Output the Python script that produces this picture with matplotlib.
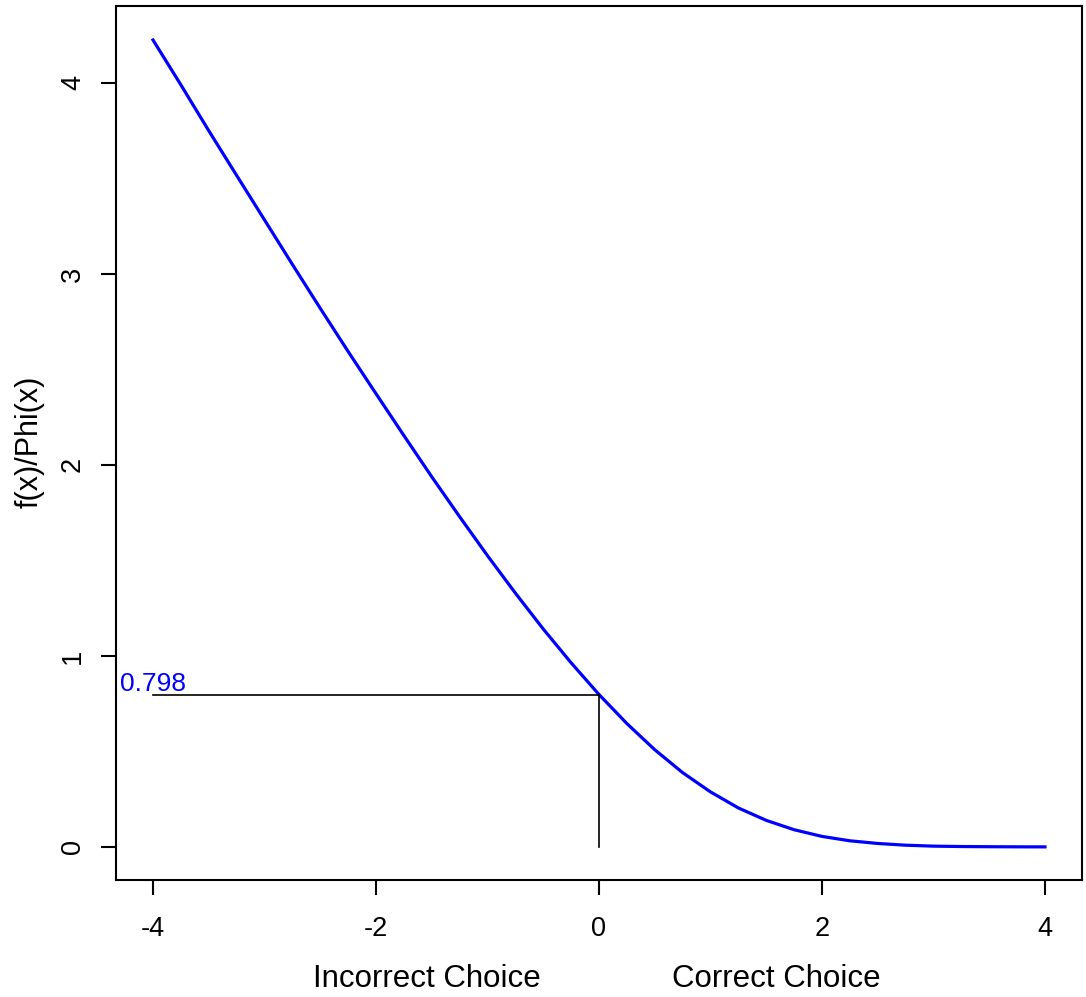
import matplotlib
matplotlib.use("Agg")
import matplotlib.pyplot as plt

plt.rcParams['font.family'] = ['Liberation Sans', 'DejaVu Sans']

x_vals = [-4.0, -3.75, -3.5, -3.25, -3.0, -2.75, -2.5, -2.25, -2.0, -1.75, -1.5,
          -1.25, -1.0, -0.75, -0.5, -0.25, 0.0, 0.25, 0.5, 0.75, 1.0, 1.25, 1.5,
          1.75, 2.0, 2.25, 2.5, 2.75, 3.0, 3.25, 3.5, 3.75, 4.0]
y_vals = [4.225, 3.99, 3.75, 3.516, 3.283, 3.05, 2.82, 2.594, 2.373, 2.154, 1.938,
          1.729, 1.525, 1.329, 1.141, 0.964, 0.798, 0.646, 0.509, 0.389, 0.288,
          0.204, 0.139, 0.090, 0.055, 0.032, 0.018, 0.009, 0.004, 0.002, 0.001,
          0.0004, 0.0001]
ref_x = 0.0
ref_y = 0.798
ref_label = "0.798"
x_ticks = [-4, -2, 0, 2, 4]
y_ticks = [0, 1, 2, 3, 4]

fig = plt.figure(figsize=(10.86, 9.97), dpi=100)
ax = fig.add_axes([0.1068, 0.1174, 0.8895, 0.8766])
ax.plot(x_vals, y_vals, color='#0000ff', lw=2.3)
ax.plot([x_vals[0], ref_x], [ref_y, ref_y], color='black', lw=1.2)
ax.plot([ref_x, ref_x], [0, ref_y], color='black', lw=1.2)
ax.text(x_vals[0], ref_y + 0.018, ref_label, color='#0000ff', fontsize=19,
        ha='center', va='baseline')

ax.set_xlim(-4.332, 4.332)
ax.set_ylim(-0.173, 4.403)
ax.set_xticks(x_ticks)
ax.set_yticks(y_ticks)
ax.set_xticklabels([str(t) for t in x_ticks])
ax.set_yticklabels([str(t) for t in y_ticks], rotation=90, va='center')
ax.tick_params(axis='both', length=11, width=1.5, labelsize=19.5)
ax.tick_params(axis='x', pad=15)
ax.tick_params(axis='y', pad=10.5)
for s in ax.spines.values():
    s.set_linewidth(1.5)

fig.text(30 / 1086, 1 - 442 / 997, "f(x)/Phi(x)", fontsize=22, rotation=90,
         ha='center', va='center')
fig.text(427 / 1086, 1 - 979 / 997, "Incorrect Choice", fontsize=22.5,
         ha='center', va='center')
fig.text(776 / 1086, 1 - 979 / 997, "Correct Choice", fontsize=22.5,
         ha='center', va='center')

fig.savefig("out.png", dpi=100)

TASK DIRECTIONS> Do not include the images; transcribe the rest of the listing exactly.

SOLUTION FOR THIS EXERCISE>
Output the Python script that produces this picture with matplotlib.
import matplotlib
matplotlib.use("Agg")
import matplotlib.pyplot as plt

plt.rcParams['font.family'] = ['Liberation Sans', 'DejaVu Sans']

x_vals = [-4.0, -3.75, -3.5, -3.25, -3.0, -2.75, -2.5, -2.25, -2.0, -1.75, -1.5,
          -1.25, -1.0, -0.75, -0.5, -0.25, 0.0, 0.25, 0.5, 0.75, 1.0, 1.25, 1.5,
          1.75, 2.0, 2.25, 2.5, 2.75, 3.0, 3.25, 3.5, 3.75, 4.0]
y_vals = [4.225, 3.99, 3.75, 3.516, 3.283, 3.05, 2.82, 2.594, 2.373, 2.154, 1.938,
          1.729, 1.525, 1.329, 1.141, 0.964, 0.798, 0.646, 0.509, 0.389, 0.288,
          0.204, 0.139, 0.090, 0.055, 0.032, 0.018, 0.009, 0.004, 0.002, 0.001,
          0.0004, 0.0001]
ref_x = 0.0
ref_y = 0.798
ref_label = "0.798"
x_ticks = [-4, -2, 0, 2, 4]
y_ticks = [0, 1, 2, 3, 4]

fig = plt.figure(figsize=(10.86, 9.97), dpi=100)
ax = fig.add_axes([0.1068, 0.1174, 0.8895, 0.8766])
ax.plot(x_vals, y_vals, color='#0000ff', lw=2.3)
ax.plot([x_vals[0], ref_x], [ref_y, ref_y], color='black', lw=1.2)
ax.plot([ref_x, ref_x], [0, ref_y], color='black', lw=1.2)
ax.text(x_vals[0], ref_y + 0.018, ref_label, color='#0000ff', fontsize=19,
        ha='center', va='baseline')

ax.set_xlim(-4.332, 4.332)
ax.set_ylim(-0.173, 4.403)
ax.set_xticks(x_ticks)
ax.set_yticks(y_ticks)
ax.set_xticklabels([str(t) for t in x_ticks])
ax.set_yticklabels([str(t) for t in y_ticks], rotation=90, va='center')
ax.tick_params(axis='both', length=11, width=1.5, labelsize=19.5)
ax.tick_params(axis='x', pad=15)
ax.tick_params(axis='y', pad=10.5)
for s in ax.spines.values():
    s.set_linewidth(1.5)

fig.text(30 / 1086, 1 - 442 / 997, "f(x)/Phi(x)", fontsize=22, rotation=90,
         ha='center', va='center')
fig.text(427 / 1086, 1 - 979 / 997, "Incorrect Choice", fontsize=22.5,
         ha='center', va='center')
fig.text(776 / 1086, 1 - 979 / 997, "Correct Choice", fontsize=22.5,
         ha='center', va='center')

fig.savefig("out.png", dpi=100)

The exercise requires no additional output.